[START INPUT ROWS]

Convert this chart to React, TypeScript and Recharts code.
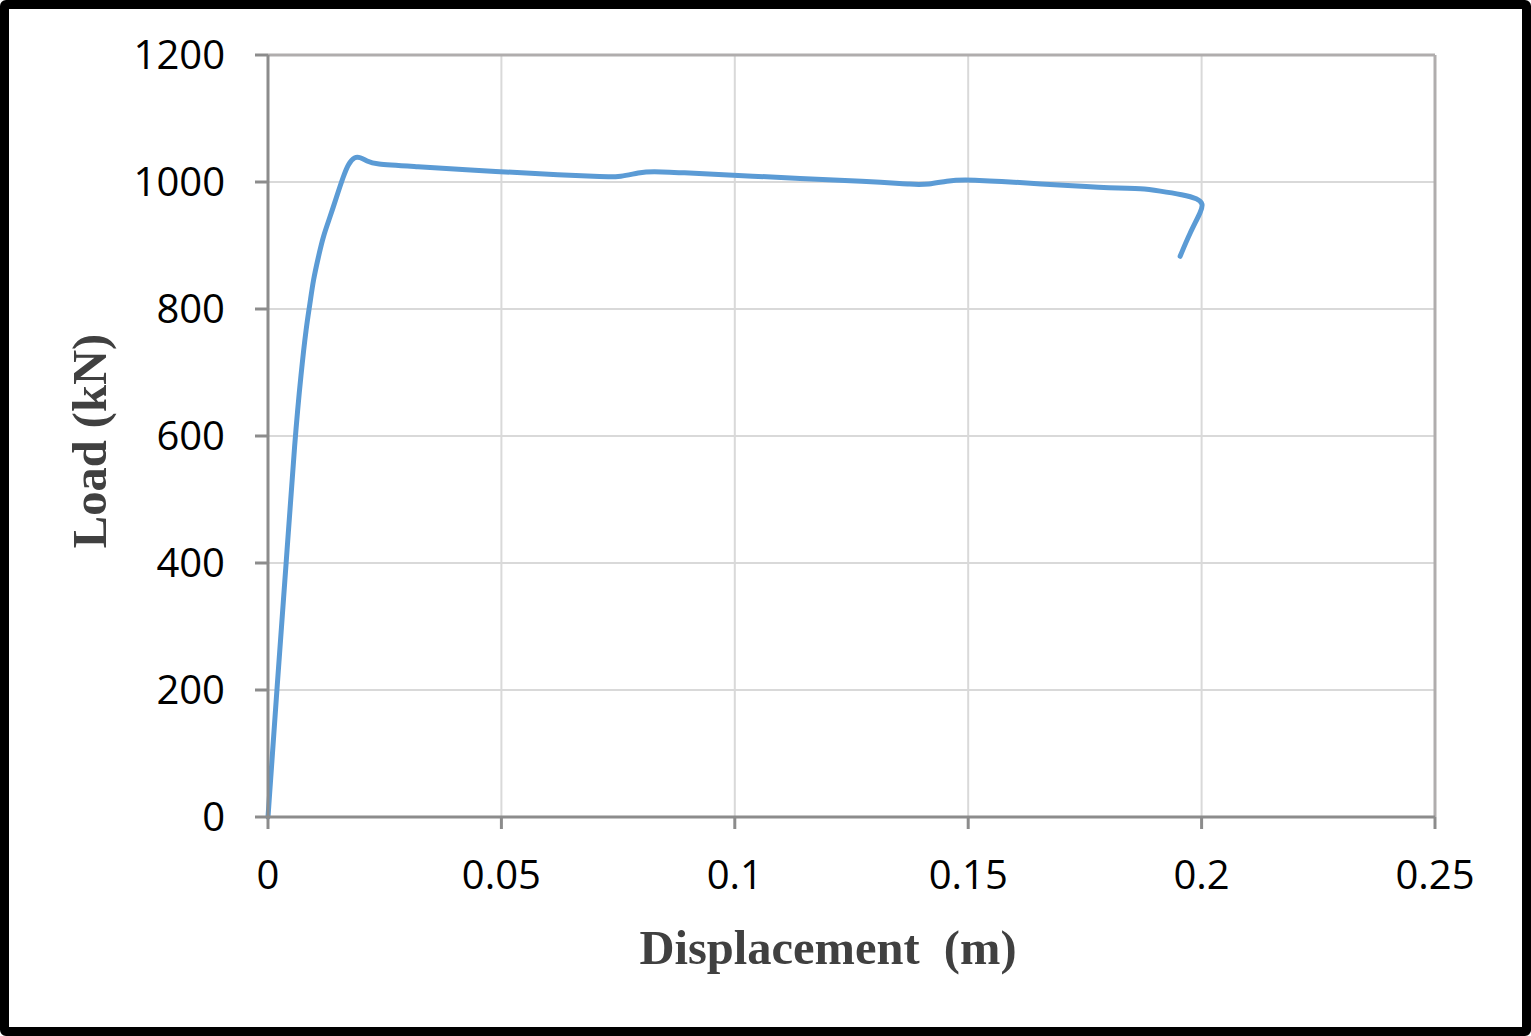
import { LineChart, Line, XAxis, YAxis, CartesianGrid, ReferenceLine } from 'recharts';

const displacement = [
  0, 0.002, 0.0039, 0.0058, 0.0071, 0.0082, 0.009, 0.0097, 0.0108, 0.0118, 0.0133, 0.0147,
  0.0161, 0.0172, 0.0186, 0.0197, 0.0212, 0.0229, 0.03, 0.05, 0.0626, 0.072, 0.0755, 0.0795,
  0.0823, 0.088, 0.101, 0.131, 0.138, 0.1415, 0.1455, 0.149, 0.155, 0.174, 0.183, 0.1868,
  0.191, 0.196, 0.1992, 0.2003, 0.2, 0.1975, 0.1954,
];
const load = [
  0, 211, 400, 600, 700, 772, 809, 846, 882, 914, 945, 977,
  1008, 1029, 1040, 1039, 1033, 1028, 1025, 1016, 1011, 1008, 1008, 1015,
  1017, 1015, 1010, 1000, 996, 996, 1002, 1004, 1002, 993, 990, 990,
  986, 980, 974, 966, 955, 920, 883,
];
const xTicks = [0, 0.05, 0.1, 0.15, 0.2, 0.25];
const yTicks = [0, 200, 400, 600, 800, 1000, 1200];

const data = displacement.map((x, i) => ({ x, load: load[i] }));

const axisGray = '#8c8c8c';
const tickFont = { fill: '#000', fontSize: 40, fontFamily: 'Open Sans' };
const titleFont = { fill: '#404040', fontSize: 48.5, fontWeight: 700, fontFamily: 'Liberation Serif' };

export default function App() {
  return (
    <div style={{ position: 'absolute', left: 0, top: 0, width: 1531, height: 1036, background: '#fff' }}>
      <LineChart width={1531} height={1036} data={data} margin={{ top: 55, right: 96, left: 168, bottom: 119 }}>
        <CartesianGrid stroke="#d9d9d9" strokeWidth={2} horizontalValues={yTicks} verticalValues={xTicks} />
        <XAxis
          dataKey="x"
          type="number"
          domain={[0, 0.25]}
          ticks={xTicks}
          height={100}
          stroke={axisGray}
          strokeWidth={3}
          tickSize={12}
          tickMargin={32}
          tick={tickFont}
          label={{
            content: () => (
              <text x={828} y={964} textAnchor="middle" style={titleFont}>
                {'Displacement\u00a0\u00a0(m)'}
              </text>
            ),
          }}
        />
        <YAxis
          type="number"
          domain={[0, 1200]}
          ticks={yTicks}
          width={100}
          stroke={axisGray}
          strokeWidth={3}
          tickSize={13}
          tickMargin={30}
          tick={tickFont}
          label={{
            content: () => (
              <text x={106} y={441} textAnchor="middle" transform="rotate(-90, 106, 441)" style={titleFont}>
                {'Load (kN)'}
              </text>
            ),
          }}
        />
        <ReferenceLine y={1200} stroke="#b0adad" strokeWidth={3} />
        <ReferenceLine x={0.25} stroke="#b0adad" strokeWidth={3} />
        <Line
          dataKey="load"
          type="basis"
          stroke="#5b9bd5"
          strokeWidth={5}
          strokeLinecap="round"
          dot={false}
          isAnimationActive={false}
        />
      </LineChart>
      <div
        style={{
          position: 'absolute',
          inset: 0,
          border: '9px solid #000',
          borderRadius: 6,
          boxSizing: 'border-box',
          pointerEvents: 'none',
        }}
      />
    </div>
  );
}
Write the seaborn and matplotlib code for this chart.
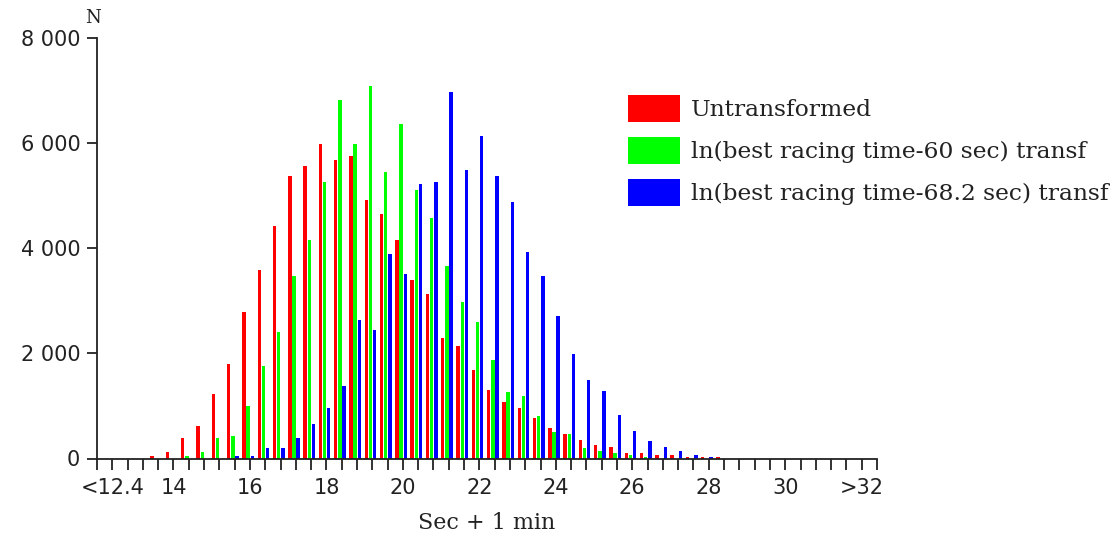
import matplotlib
matplotlib.use("Agg")
import matplotlib.pyplot as plt
import seaborn as sns
import pandas as pd

# ---- data ----
bins = [12.0, 12.4, 12.8, 13.2, 13.6, 14.0, 14.4, 14.8, 15.2, 15.6,
        16.0, 16.4, 16.8, 17.2, 17.6, 18.0, 18.4, 18.8, 19.2, 19.6,
        20.0, 20.4, 20.8, 21.2, 21.6, 22.0, 22.4, 22.8, 23.2, 23.6,
        24.0, 24.4, 24.8, 25.2, 25.6, 26.0, 26.4, 26.8, 27.2, 27.6,
        28.0, 28.4, 28.8, 29.2, 29.6, 30.0, 30.4, 30.8, 31.2, 31.6,
        32.0, 32.4]

untransformed = [0, 0, 0, 0, 45, 120, 390, 620, 1220, 1800,
                 2790, 3580, 4420, 5370, 5560, 5980, 5680, 5750, 4920, 4650,
                 4160, 3390, 3130, 2290, 2140, 1680, 1300, 1070, 960, 770,
                 580, 460, 350, 260, 220, 110, 110, 70, 70, 30,
                 30, 30, 0, 0, 0, 0, 0, 0, 0, 0,
                 0, 0]

ln60 = [0, 0, 0, 0, 0, 0, 44, 120, 390, 425,
        1000, 1760, 2400, 3470, 4160, 5260, 6820, 5980, 7090, 5450,
        6360, 5110, 4570, 3660, 2980, 2600, 1870, 1260, 1190, 810,
        500, 460, 200, 150, 110, 70, 30, 0, 0, 0,
        0, 0, 0, 0, 0, 0, 0, 0, 0, 0,
        0, 0]

ln682 = [0, 0, 0, 0, 0, 0, 0, 0, 0, 44,
         44, 200, 200, 390, 650, 960, 1380, 2630, 2440, 3890,
         3510, 5220, 5260, 6970, 5490, 6140, 5370, 4880, 3930, 3470,
         2710, 1990, 1490, 1290, 830, 530, 340, 220, 150, 70,
         30, 0, 0, 0, 0, 0, 0, 0, 0, 0,
         0, 0]

series_names = ["Untransformed",
                "ln(best racing time-60 sec) transf",
                "ln(best racing time-68.2 sec) transf"]
series_colors = ["#FF0000", "#00FF00", "#0000FF"]

x_tick_labels = {12.4: "<12.4", 14.0: "14", 16.0: "16", 18.0: "18", 20.0: "20",
                 22.0: "22", 24.0: "24", 26.0: "26", 28.0: "28", 30.0: "30",
                 32.0: ">32"}
y_ticks = [0, 2000, 4000, 6000, 8000]

# ---- build long table ----
bin_labels = [f"{b:.1f}" for b in bins]
rows = []
for name, vals in zip(series_names, [untransformed, ln60, ln682]):
    for lab, v in zip(bin_labels, vals):
        rows.append({"bin": lab, "series": name, "N": v})
df = pd.DataFrame(rows)

# ---- plot ----
sns.set_theme(style="ticks")
plt.rcParams["font.family"] = ["DejaVu Sans"]

fig = plt.figure(figsize=(11.14, 5.36), dpi=100)
ax = fig.add_axes([97 / 1114, 1 - 458.5 / 536, (877 - 97) / 1114, (458.5 - 38) / 536])

sns.barplot(data=df, x="bin", y="N", hue="series", order=bin_labels,
            hue_order=series_names, palette=dict(zip(series_names, series_colors)),
            width=0.82, gap=0.18, linewidth=0, saturation=1, ax=ax)

shift = 0.12
ax.set_xlim(0 + shift, len(bins) - 1 + shift)
ax.set_ylim(0, 8000)

ax.set_xticks([i + shift for i in range(len(bins))], minor=True)
major_pos = [bins.index(b) + shift for b in x_tick_labels]
ax.set_xticks(major_pos)
ax.set_xticklabels(list(x_tick_labels.values()))
ax.set_yticks(y_ticks)
ax.set_yticklabels([f"{v:,}".replace(",", " ") for v in y_ticks])

for s in ["top", "right"]:
    ax.spines[s].set_visible(False)
for s in ["left", "bottom"]:
    ax.spines[s].set_color("#222222")
    ax.spines[s].set_linewidth(1.3)

ax.tick_params(axis="x", which="both", length=8, width=1.3, color="#222222",
               direction="out", labelsize=15, pad=6, labelcolor="#222222")
ax.tick_params(axis="y", which="major", length=7, width=1.3, color="#222222",
               direction="out", labelsize=15, pad=5, labelcolor="#222222")

ax.set_xlabel("Sec + 1 min", family="DejaVu Serif", fontsize=16, color="#222222",
              labelpad=10)
ax.set_ylabel("")
fig.text(93 / 1114, 1 - 18 / 536, "N", family="DejaVu Serif", fontsize=13,
         ha="center", va="center", color="#222222")

handles, labels = ax.get_legend_handles_labels()
fs = 16.8
fs_px = fs * 100 / 72
ax.legend(handles, labels, loc="upper left",
          bbox_to_anchor=(628 / 1114, 1 - 95 / 536), bbox_transform=fig.transFigure,
          frameon=False, borderpad=0, borderaxespad=0,
          prop={"family": "DejaVu Serif", "size": fs},
          handlelength=52 / fs_px, handleheight=32 / fs_px,
          labelspacing=15.5 / fs_px, handletextpad=11 / fs_px)
for t in ax.get_legend().get_texts():
    t.set_color("#222222")

fig.savefig("out.png", dpi=100)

[END INPUT ROWS]

> **TASK REQUIREMENTS**
Restate only the lines running from the start of the material above through the line containing "YAxis, CartesianGrid, ReferenceLine", ends included. No pictures.

> **COMPLETE RESPONSE**
Convert this chart to React, TypeScript and Recharts code.
import { LineChart, Line, XAxis, YAxis, CartesianGrid, ReferenceLine } from 'recharts';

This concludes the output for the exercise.